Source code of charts
+++++
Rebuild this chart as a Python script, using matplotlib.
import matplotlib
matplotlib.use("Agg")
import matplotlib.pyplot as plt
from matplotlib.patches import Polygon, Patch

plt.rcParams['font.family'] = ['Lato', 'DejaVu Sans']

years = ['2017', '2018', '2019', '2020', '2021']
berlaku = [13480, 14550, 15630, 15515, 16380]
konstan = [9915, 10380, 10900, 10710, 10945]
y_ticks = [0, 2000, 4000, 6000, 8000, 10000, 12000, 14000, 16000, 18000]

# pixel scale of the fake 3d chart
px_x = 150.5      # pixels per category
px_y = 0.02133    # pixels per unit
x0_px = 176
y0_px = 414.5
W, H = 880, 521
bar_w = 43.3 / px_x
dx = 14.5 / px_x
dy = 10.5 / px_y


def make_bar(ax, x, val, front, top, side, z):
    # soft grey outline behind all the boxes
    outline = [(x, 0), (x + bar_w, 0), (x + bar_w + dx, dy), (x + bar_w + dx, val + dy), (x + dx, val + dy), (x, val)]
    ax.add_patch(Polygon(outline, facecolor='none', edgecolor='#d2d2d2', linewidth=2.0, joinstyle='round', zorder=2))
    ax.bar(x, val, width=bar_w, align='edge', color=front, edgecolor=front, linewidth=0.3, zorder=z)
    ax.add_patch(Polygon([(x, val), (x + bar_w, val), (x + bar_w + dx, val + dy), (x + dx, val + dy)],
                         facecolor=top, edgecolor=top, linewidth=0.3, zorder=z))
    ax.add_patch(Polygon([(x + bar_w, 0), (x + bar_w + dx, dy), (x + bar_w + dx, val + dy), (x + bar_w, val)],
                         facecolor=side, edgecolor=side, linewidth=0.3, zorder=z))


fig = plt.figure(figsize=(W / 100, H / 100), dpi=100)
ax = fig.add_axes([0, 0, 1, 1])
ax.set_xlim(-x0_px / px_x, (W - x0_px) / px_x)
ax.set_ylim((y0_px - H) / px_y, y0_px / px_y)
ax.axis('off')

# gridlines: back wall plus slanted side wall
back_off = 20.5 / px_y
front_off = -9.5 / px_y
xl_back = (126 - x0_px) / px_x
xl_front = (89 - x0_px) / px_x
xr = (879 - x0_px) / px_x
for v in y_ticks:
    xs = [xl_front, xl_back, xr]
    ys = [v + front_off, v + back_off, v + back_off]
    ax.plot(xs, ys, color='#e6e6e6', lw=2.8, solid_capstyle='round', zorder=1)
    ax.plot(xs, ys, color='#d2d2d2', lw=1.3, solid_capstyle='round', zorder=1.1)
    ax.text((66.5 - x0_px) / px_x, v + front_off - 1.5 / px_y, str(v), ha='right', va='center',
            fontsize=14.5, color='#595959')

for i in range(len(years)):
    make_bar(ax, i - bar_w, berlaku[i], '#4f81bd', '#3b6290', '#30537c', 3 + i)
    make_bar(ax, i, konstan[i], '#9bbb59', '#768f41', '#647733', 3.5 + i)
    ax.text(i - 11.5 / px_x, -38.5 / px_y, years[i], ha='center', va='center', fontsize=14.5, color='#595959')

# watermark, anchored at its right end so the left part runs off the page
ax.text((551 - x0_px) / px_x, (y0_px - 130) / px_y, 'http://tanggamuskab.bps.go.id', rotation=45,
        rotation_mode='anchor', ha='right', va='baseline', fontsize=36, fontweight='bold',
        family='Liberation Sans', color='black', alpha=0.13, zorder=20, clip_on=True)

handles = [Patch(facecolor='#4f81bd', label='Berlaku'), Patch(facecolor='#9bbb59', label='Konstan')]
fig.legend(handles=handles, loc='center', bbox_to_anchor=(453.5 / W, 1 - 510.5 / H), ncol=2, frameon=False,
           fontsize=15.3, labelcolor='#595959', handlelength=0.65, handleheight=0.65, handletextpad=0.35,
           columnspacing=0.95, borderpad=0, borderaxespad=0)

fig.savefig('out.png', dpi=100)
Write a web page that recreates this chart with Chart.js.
+++++
◆ **Your objective**:
Every entry above should be retyped exactly as shown.

◆ **Task output**:
Rebuild this chart as a Python script, using matplotlib.
import matplotlib
matplotlib.use("Agg")
import matplotlib.pyplot as plt
from matplotlib.patches import Polygon, Patch

plt.rcParams['font.family'] = ['Lato', 'DejaVu Sans']

years = ['2017', '2018', '2019', '2020', '2021']
berlaku = [13480, 14550, 15630, 15515, 16380]
konstan = [9915, 10380, 10900, 10710, 10945]
y_ticks = [0, 2000, 4000, 6000, 8000, 10000, 12000, 14000, 16000, 18000]

# pixel scale of the fake 3d chart
px_x = 150.5      # pixels per category
px_y = 0.02133    # pixels per unit
x0_px = 176
y0_px = 414.5
W, H = 880, 521
bar_w = 43.3 / px_x
dx = 14.5 / px_x
dy = 10.5 / px_y


def make_bar(ax, x, val, front, top, side, z):
    # soft grey outline behind all the boxes
    outline = [(x, 0), (x + bar_w, 0), (x + bar_w + dx, dy), (x + bar_w + dx, val + dy), (x + dx, val + dy), (x, val)]
    ax.add_patch(Polygon(outline, facecolor='none', edgecolor='#d2d2d2', linewidth=2.0, joinstyle='round', zorder=2))
    ax.bar(x, val, width=bar_w, align='edge', color=front, edgecolor=front, linewidth=0.3, zorder=z)
    ax.add_patch(Polygon([(x, val), (x + bar_w, val), (x + bar_w + dx, val + dy), (x + dx, val + dy)],
                         facecolor=top, edgecolor=top, linewidth=0.3, zorder=z))
    ax.add_patch(Polygon([(x + bar_w, 0), (x + bar_w + dx, dy), (x + bar_w + dx, val + dy), (x + bar_w, val)],
                         facecolor=side, edgecolor=side, linewidth=0.3, zorder=z))


fig = plt.figure(figsize=(W / 100, H / 100), dpi=100)
ax = fig.add_axes([0, 0, 1, 1])
ax.set_xlim(-x0_px / px_x, (W - x0_px) / px_x)
ax.set_ylim((y0_px - H) / px_y, y0_px / px_y)
ax.axis('off')

# gridlines: back wall plus slanted side wall
back_off = 20.5 / px_y
front_off = -9.5 / px_y
xl_back = (126 - x0_px) / px_x
xl_front = (89 - x0_px) / px_x
xr = (879 - x0_px) / px_x
for v in y_ticks:
    xs = [xl_front, xl_back, xr]
    ys = [v + front_off, v + back_off, v + back_off]
    ax.plot(xs, ys, color='#e6e6e6', lw=2.8, solid_capstyle='round', zorder=1)
    ax.plot(xs, ys, color='#d2d2d2', lw=1.3, solid_capstyle='round', zorder=1.1)
    ax.text((66.5 - x0_px) / px_x, v + front_off - 1.5 / px_y, str(v), ha='right', va='center',
            fontsize=14.5, color='#595959')

for i in range(len(years)):
    make_bar(ax, i - bar_w, berlaku[i], '#4f81bd', '#3b6290', '#30537c', 3 + i)
    make_bar(ax, i, konstan[i], '#9bbb59', '#768f41', '#647733', 3.5 + i)
    ax.text(i - 11.5 / px_x, -38.5 / px_y, years[i], ha='center', va='center', fontsize=14.5, color='#595959')

# watermark, anchored at its right end so the left part runs off the page
ax.text((551 - x0_px) / px_x, (y0_px - 130) / px_y, 'http://tanggamuskab.bps.go.id', rotation=45,
        rotation_mode='anchor', ha='right', va='baseline', fontsize=36, fontweight='bold',
        family='Liberation Sans', color='black', alpha=0.13, zorder=20, clip_on=True)

handles = [Patch(facecolor='#4f81bd', label='Berlaku'), Patch(facecolor='#9bbb59', label='Konstan')]
fig.legend(handles=handles, loc='center', bbox_to_anchor=(453.5 / W, 1 - 510.5 / H), ncol=2, frameon=False,
           fontsize=15.3, labelcolor='#595959', handlelength=0.65, handleheight=0.65, handletextpad=0.35,
           columnspacing=0.95, borderpad=0, borderaxespad=0)

fig.savefig('out.png', dpi=100)
Write a web page that recreates this chart with Chart.js.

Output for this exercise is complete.